Pick six points on your ellipse to form paris (x1, y1), ..., (x6, y6). You know that for some constants a...f, your ellipse has the equation ax^2+2bxy+cy^2+2dx+2fy+g=0. That is, you have six equations,

ax1^2+2b x1 y1 + cy1^2 + 2d x1 + 2f y1 = -g
...
ax6^2+2b x6 y6 + cy6^2 + 2d x6 + 2f y6 = -g

Form a matrix and vector (bold variables are vectors) of these as follows:


A =
[x1^2 2x1 y1 y1^2 2x1 2f]
[x2^2 2x2 y2 y2^2 2x2 2f]
[x3^2 2x3 y3 y3^2 2x3 2f]
[x4^2 2x4 y4 y4^2 2x4 2f]
[x5^2 2x5 y5 y5^2 2x5 2f]
[x6^2 2x6 y6 y6^2 2x6 2f]

b =
[-g]
[-g]
[-g]
[-g]
[-g]
[-g]

c =
[a]
[b]
[c]
[d]
[e]
[f]


Now we know Ac = b using matrix multiplication. The inverse of A can be found using various methods (among them Gauss-Jordan Elimination). After finding that, we have

c = A-1b.

Applying matrix multiplication on the vector b by A's inverse will give you the 6 constants you seek.

Thanks for that big help in math.
Now I'm back into the problem.

One note, if you do use the paper I linked (whose method is elegant in a brute-force kind of way) you'll have to solve a quartic equation. While I'd recommend a numerical solver handle it, the quartic equation can be solved analytically. Wikipedia's page on Quartic functions (http://en.wikipedia.org/wiki/Quartic_equation#The_general_case.2C_along_Ferrari.27s_lines) goes into some remarkable depth on solving that monster. I really wouldn't recommend it, but if you're interested in a purely analytical solution to your problem, you'd be able to get one that way.
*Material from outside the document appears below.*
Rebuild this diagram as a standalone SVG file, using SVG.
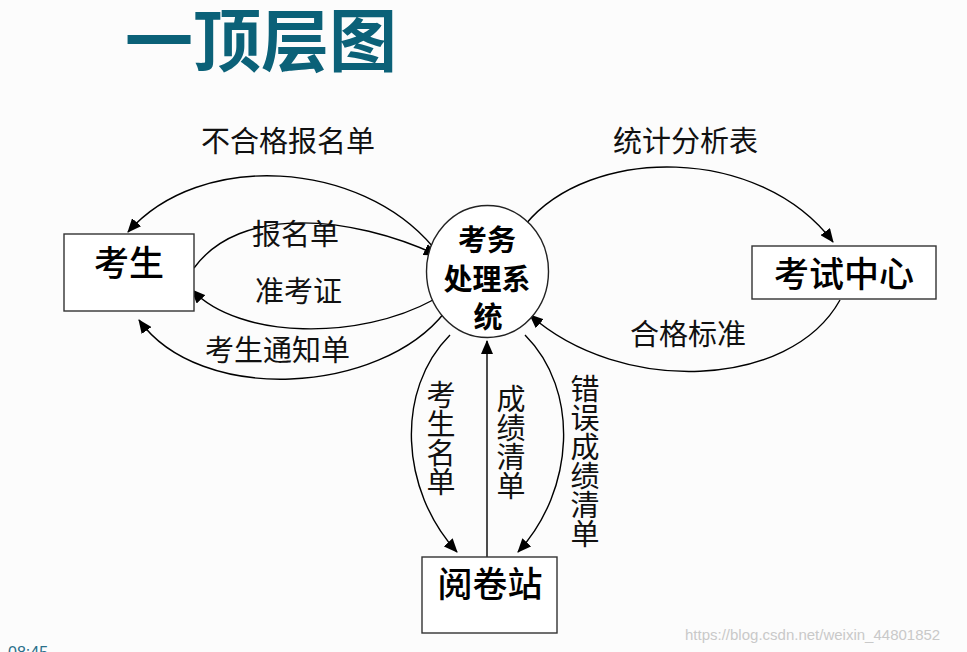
<svg xmlns="http://www.w3.org/2000/svg" width="967" height="652" viewBox="0 0 967 652">
<style>
.lbl{font-family:"Noto Sans CJK SC","Liberation Sans",sans-serif;font-size:29px;fill:#111;}
.vl{writing-mode:vertical-rl;}
.node{font-family:"Noto Sans CJK SC","Liberation Sans",sans-serif;font-size:35px;font-weight:500;fill:#000;text-anchor:middle;}
.ctr{font-family:"Noto Sans CJK SC","Liberation Sans",sans-serif;font-size:29px;font-weight:700;fill:#000;text-anchor:middle;}
.box{fill:#fff;stroke:#333;stroke-width:1.4;}
.edge{fill:none;stroke:#000;stroke-width:1.4;}
</style>
<defs>
<marker id="ah" viewBox="0 0 14 12" refX="13" refY="6" markerWidth="14" markerHeight="12" markerUnits="userSpaceOnUse" orient="auto">
<path d="M0,0 L14,6 L0,12 Z" fill="#000"/>
</marker>
</defs>
<rect width="967" height="652" fill="#fcfcfc"/>
<text x="125" y="66" font-family="'Noto Sans CJK SC',sans-serif" font-size="68" font-weight="700" fill="#0b6178">一顶层图</text>

<g id="connectors">
<path class="edge" d="M433,247 C360,160 200,150 128,232" marker-end="url(#ah)"/>
<path class="edge" d="M194,268 C240,205 350,215 437,255" marker-end="url(#ah)"/>
<path class="edge" d="M433,300 C360,340 240,340 192,290" marker-end="url(#ah)"/>
<path class="edge" d="M445,312 C380,395 200,405 139,320" marker-end="url(#ah)"/>
<path class="edge" d="M525,225 C590,145 760,145 833,242" marker-end="url(#ah)"/>
<path class="edge" d="M840,300 C790,390 620,395 530,315" marker-end="url(#ah)"/>
<path class="edge" d="M450,335 C395,390 400,490 457,552" marker-end="url(#ah)"/>
<path class="edge" d="M487,557 L487,341" marker-end="url(#ah)"/>
<path class="edge" d="M525,335 C580,390 575,490 518,552" marker-end="url(#ah)"/>
</g>

<g id="labels">
<text class="lbl" x="201" y="152">不合格报名单</text>
<text class="lbl" x="613" y="152">统计分析表</text>
<text class="lbl" x="252" y="245">报名单</text>
<text class="lbl" x="255" y="302">准考证</text>
<text class="lbl" x="205" y="361">考生通知单</text>
<text class="lbl" x="630" y="345">合格标准</text>
<text class="lbl vl" x="441" y="380">考生名单</text>
<text class="lbl vl" x="511" y="384">成绩清单</text>
<text class="lbl vl" x="585" y="374">错误成绩清单</text>
</g>

<g id="node-kaosheng">
<rect class="box" x="64" y="234" width="130" height="77"/>
<text class="node" x="129" y="276">考生</text>
</g>
<g id="node-system">
<ellipse cx="487.5" cy="271.5" rx="61" ry="66" fill="#fff" stroke="#222" stroke-width="1.4"/>
<text class="ctr" x="487" y="251">考务</text>
<text class="ctr" x="487" y="290">处理系</text>
<text class="ctr" x="488" y="328">统</text>
</g>
<g id="node-center">
<rect class="box" x="752" y="246" width="184" height="53"/>
<text class="node" x="844" y="287">考试中心</text>
</g>
<g id="node-yuejuan">
<rect class="box" x="422" y="557" width="135" height="76"/>
<text class="node" x="490" y="597">阅卷站</text>
</g>

<text x="8" y="658" font-family="'Liberation Sans',sans-serif" font-size="16" fill="#2a6f8a">08:45</text>
<text x="685" y="640" font-family="'Liberation Sans',sans-serif" font-size="15" fill="#c9c9c9">https://blog.csdn.net/weixin_44801852</text>
</svg>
It feels like you could actually use the fact that there are 4 possible solutions to this problem, all of which must satisfy two quadratics, to prove that the roots of quartics are algebraic. You'd have to establish a correspondence between all quartics and all pairs of ellipses. From a countability argument, after scaling, and translating an ellipse in both directions to mash it down to the unit circle, and then rotating the problem so the second ellipse is oriented in some particular direction, you'd have... 4 degrees of freedom (center points of the second ellipse, major and minor axis size). That's exactly as many as you need (to solve the general quartic x^4+ax^3+bx^2+cx+d=0; the x^4 constant has been divided off since it's unnecessary); it could definitely be a fruitful line of reasoning to explore. Now that would be interesting to see done. You may even be able to show the existence of a cubic formula the same way.

You may even be able to show .........

If that "You" was meant to be Me, I won't be able to do anything like that. I'm already way over my math-abilities.

If that "You" was meant to be Me, I won't be able to do anything like that. I'm already way over my math-abilities.
Don't worry, you can be interpreted as du and ihr... :)

Heh, sorry I got carried away with the idea. Yeah I meant a ihr :). Maybe I'll do it myself as a project or something. I am in an algebraic geometry course (the domain of these ideas), and the instructor may well give me extra credit for it.

Edit: I also punched in the system of two equations above to Mathematica to see how it would handle it brute-force. The result was hundreds and hundreds of pages of algebra. Definitely not the way you want to go.